Viktor Yanukovych vowed to fight on for the Ukrainian presidency despite his resignation as Prime Minister this week, claiming that although he doesn’t have much hope of reversing the election, he won’t stop trying:
Viktor Yanukovych vowed to fight on for Ukraine’s presidency, despite handing the opposition of this ex-Soviet Republic a begrudging victory by announcing his resignation as prime minister. …
The pro-Russian Yanukovych announced his resignation as prime minister on Friday in a televised address, his first significant concession since losing Sunday’s vote, but said he will maintain his claim to the presidency.
“I have made the decision to submit my formal resignation,” Yanukovych told the nation.
“We are still fighting, but I don’t have much hope,” he said. “I will act as an independent politician, as the rightful winner of the legitimate Nov. 21 election.”
Some speculate that the real reason Yanukovych resigned now is to avoid having to submit his resignation to President-elect Viktor Yushchenko after he gets sworn into office next month. He prefers to give his resignation to Leonid Kuchma, who told Ukraine in a televised speech that the nation must support the new president:
Later Friday, outgoing President Leonid Kuchma told the nation in a separate televised address that “in 2005, there will be a new president. Every region and every citizen of Ukraine must accept this democratic choice as their own because this person will need your support.”
Kuchma didn’t mention Yanukovych’s resignation in his speech.

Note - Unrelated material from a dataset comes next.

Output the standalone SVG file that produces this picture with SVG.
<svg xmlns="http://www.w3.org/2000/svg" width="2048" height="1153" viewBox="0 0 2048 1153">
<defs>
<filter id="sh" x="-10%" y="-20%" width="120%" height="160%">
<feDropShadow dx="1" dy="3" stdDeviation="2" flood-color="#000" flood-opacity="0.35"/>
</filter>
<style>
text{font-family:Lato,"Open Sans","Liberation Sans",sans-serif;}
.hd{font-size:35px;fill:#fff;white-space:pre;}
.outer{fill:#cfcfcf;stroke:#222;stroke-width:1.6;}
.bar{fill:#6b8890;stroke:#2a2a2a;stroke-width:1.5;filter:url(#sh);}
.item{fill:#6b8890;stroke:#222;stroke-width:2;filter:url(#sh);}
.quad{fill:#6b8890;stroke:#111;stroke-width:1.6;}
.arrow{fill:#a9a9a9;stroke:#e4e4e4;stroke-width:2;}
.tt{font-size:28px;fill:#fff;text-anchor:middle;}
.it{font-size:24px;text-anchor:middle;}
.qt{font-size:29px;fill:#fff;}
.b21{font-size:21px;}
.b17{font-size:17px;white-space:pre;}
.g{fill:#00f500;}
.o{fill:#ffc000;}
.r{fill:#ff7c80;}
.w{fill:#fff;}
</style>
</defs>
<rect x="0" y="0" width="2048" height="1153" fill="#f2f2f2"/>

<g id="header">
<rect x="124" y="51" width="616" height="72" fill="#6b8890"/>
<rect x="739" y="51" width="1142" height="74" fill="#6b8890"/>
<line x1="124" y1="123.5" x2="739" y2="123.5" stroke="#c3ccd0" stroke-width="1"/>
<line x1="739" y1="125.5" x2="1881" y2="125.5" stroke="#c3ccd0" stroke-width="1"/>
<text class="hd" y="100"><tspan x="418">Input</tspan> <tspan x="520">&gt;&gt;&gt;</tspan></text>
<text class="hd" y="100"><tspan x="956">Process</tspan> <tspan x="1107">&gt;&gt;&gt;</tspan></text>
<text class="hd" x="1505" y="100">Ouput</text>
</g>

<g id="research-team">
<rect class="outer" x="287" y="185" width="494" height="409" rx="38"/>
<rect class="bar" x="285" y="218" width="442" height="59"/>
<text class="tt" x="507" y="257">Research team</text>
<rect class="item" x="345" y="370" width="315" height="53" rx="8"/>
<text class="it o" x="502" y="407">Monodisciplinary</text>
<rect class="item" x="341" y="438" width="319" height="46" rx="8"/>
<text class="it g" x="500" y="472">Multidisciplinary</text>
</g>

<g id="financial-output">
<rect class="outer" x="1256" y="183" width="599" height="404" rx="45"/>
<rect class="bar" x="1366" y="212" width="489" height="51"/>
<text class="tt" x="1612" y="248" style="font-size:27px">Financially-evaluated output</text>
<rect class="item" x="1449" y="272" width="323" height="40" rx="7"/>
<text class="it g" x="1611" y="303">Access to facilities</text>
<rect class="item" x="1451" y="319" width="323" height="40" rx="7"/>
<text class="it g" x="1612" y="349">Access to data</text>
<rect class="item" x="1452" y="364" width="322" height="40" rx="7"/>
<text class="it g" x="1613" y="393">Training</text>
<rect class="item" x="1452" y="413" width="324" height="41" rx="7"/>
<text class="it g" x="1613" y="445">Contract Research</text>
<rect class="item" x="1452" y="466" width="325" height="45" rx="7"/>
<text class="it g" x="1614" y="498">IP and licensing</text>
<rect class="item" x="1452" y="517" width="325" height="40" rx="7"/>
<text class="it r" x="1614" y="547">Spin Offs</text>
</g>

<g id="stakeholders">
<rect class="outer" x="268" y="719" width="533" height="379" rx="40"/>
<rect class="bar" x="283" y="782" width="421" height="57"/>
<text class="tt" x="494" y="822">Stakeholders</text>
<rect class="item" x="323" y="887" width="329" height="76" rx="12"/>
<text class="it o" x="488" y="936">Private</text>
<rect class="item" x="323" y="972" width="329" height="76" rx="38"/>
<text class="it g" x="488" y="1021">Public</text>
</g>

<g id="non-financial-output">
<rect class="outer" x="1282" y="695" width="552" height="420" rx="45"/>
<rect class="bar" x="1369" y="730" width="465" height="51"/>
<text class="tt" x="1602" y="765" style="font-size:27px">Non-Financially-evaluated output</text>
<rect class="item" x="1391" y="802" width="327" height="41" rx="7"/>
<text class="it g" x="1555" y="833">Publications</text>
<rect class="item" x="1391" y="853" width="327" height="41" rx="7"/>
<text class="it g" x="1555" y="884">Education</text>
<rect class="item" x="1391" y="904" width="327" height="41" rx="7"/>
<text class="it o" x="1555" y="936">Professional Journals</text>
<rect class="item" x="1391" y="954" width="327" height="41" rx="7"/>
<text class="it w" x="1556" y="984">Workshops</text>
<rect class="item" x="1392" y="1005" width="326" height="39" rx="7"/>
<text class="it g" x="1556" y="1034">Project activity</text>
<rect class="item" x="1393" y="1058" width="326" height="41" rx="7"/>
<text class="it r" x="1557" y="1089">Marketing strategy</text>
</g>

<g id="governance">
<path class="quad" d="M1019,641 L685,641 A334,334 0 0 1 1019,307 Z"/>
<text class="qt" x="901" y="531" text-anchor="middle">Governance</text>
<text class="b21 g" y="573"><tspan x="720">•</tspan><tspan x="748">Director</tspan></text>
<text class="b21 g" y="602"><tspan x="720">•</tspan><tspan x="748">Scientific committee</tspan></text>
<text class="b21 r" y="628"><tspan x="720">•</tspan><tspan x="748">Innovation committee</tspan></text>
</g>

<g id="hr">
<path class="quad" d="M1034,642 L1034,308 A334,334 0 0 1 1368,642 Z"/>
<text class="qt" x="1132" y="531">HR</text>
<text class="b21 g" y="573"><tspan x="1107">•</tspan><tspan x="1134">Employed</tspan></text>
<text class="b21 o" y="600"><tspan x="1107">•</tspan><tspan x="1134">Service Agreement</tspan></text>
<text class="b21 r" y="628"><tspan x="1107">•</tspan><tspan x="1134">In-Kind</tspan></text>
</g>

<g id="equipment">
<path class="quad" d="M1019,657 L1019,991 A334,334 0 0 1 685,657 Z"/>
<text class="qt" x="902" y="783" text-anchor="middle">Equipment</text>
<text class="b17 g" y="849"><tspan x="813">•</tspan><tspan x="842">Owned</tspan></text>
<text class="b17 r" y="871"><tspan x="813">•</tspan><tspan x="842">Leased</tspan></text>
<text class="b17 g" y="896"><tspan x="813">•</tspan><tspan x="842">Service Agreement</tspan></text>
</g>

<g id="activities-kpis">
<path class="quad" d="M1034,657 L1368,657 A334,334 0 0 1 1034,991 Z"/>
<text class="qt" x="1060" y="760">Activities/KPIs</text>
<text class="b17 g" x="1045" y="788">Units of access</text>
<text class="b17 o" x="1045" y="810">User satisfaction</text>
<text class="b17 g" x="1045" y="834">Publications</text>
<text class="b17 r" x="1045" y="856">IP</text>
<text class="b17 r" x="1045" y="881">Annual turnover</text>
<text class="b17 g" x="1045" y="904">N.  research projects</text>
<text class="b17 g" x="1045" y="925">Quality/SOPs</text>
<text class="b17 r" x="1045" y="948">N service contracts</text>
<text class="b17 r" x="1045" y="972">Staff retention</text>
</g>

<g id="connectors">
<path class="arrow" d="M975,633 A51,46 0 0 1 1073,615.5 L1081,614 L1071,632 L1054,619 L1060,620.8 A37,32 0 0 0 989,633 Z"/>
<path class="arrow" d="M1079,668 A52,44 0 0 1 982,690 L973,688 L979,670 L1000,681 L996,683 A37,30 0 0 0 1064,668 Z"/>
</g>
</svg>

The resignation automatically resulted in the dismissal of the Cabinet. Kuchma could now appoint a caretaker government — in fact, Ukraine law dictates that he has to do so within 60 days, but that’s well after Yushchenko will take office. Kuchma doesn’t appear to have much stomach anymore to hold back the Orange Revolution, and even if he did, Yushchenko’s ability to call out hundreds of thousands to the streets and bring the government to a standstill essentially checkmates Kuchma and his interests. Kuchma has shown that he has one essential quality of successful Western politicians after all: pragmatism.